SPX is another SP500 type index. IVV is also a Sp500 related ETF. It was the January 2018 peak where my Cycle degree wave 3 resides. What followed was an expanded type top, which most USA indices displayed as well. The last 8 months were very bullish with record new highs, which has now reversed. “C” wave crashes have a tendency to do exactly that, so this bearish move is not a surprise at all. Any company inside the SPX will also get trashed, as all the high fliers have crashed as well. I don’t think we are at wave 1 in Minor degree just yet, but it can easily be adjusted at later date. The choppy 5 waves you see ending in October, are diagonal waves which are also an indicator that the SPX ran against the larger trend.

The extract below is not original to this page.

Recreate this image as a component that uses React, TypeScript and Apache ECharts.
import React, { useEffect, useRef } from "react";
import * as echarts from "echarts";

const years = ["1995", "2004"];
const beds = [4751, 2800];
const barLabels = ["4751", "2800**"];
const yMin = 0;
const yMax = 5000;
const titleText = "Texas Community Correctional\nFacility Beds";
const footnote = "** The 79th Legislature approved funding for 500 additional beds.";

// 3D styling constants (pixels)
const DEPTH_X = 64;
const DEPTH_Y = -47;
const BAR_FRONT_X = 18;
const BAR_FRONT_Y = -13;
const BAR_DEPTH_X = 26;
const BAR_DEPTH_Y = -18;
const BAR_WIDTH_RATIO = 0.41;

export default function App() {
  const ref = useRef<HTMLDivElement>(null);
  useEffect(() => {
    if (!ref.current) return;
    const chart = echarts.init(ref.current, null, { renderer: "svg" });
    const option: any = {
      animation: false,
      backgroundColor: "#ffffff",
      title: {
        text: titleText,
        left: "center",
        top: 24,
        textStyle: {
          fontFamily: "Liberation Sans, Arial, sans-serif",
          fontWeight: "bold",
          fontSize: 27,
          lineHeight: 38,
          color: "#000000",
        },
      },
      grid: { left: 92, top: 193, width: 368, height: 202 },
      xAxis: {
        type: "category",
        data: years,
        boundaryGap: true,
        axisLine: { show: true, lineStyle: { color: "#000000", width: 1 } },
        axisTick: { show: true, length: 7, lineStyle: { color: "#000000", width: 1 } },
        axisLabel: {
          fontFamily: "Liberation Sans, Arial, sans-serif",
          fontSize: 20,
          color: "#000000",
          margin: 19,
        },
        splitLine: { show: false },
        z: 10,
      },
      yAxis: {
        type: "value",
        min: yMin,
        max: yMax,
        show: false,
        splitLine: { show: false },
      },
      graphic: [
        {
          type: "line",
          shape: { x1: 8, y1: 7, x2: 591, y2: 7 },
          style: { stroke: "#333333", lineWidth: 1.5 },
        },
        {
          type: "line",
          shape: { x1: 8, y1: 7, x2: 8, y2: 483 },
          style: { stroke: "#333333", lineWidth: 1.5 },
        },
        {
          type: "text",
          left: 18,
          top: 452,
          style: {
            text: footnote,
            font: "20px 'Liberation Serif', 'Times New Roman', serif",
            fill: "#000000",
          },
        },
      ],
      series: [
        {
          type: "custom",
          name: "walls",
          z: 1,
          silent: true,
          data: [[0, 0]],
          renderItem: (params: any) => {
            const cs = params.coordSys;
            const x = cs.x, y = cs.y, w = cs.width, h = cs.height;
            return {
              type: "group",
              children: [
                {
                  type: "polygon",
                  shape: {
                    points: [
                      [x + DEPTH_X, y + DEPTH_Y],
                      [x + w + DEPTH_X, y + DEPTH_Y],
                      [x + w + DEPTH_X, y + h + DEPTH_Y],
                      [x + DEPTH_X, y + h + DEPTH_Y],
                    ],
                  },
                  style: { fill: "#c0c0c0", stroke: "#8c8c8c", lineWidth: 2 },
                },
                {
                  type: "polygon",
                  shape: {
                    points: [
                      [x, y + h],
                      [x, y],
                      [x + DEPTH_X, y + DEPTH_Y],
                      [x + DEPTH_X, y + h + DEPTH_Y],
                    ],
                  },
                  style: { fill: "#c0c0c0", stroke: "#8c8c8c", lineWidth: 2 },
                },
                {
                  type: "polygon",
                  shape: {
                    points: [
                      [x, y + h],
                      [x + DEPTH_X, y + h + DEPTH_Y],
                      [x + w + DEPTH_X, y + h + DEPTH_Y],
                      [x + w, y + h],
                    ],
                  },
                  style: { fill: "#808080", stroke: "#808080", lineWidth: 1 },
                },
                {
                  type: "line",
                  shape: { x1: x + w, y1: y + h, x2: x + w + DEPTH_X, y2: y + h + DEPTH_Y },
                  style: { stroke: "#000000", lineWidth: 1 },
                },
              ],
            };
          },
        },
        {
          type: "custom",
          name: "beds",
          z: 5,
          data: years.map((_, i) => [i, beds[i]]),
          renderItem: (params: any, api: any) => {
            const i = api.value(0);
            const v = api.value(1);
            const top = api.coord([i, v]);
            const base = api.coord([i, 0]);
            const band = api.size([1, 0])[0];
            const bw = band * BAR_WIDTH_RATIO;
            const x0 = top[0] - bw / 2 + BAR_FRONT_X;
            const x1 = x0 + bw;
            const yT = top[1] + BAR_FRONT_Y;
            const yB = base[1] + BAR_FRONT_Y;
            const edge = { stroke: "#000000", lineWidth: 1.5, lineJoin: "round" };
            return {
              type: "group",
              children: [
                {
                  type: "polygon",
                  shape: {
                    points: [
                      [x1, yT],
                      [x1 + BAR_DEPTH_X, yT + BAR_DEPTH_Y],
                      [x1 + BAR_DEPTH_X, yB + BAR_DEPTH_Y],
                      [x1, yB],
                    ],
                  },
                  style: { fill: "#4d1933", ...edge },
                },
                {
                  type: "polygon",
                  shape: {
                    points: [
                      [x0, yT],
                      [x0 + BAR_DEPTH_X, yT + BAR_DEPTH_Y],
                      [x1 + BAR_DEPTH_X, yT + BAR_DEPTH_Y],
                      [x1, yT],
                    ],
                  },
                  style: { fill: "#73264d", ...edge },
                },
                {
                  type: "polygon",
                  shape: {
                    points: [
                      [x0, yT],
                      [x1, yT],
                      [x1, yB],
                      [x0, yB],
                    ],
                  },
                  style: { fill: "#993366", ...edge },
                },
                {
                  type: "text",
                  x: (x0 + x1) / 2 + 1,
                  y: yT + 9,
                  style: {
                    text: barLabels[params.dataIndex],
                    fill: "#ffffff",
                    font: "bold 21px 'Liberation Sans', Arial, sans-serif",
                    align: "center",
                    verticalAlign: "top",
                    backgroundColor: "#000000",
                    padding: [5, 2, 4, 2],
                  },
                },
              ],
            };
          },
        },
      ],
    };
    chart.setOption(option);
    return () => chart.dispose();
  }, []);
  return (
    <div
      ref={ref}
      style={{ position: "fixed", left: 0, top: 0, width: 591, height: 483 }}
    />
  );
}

There are forecasts being made to stay in for the “long” haul! Investors will suffer huge losses and could end up waiting 3-4 years just before we hit a major bottom. Can investors handle a 70-75% stock market crash? Every major top, since 2000 had the experts telling us to stay in for the long run. The only reason we get told this is because the experts have no clue how deep any correction can go. The stock bubble mania has ended folks, and from here on, the younger Millennial crowd of investors are going to take some serious hits if they are still invested.
The function of stock markets declining is deflationary, just like in 1929-1932 and in 2007-2008. If any boomers are still invested then, they will get wiped out as boomers are retiring at a rate of 10,000 per day!
We are looking at a potential Cycle degree decline in the next few years, and it will not stop with a simple 10% correction. A 40% correction will not do it as well, even though 40% is my standard wave 4 correction depth.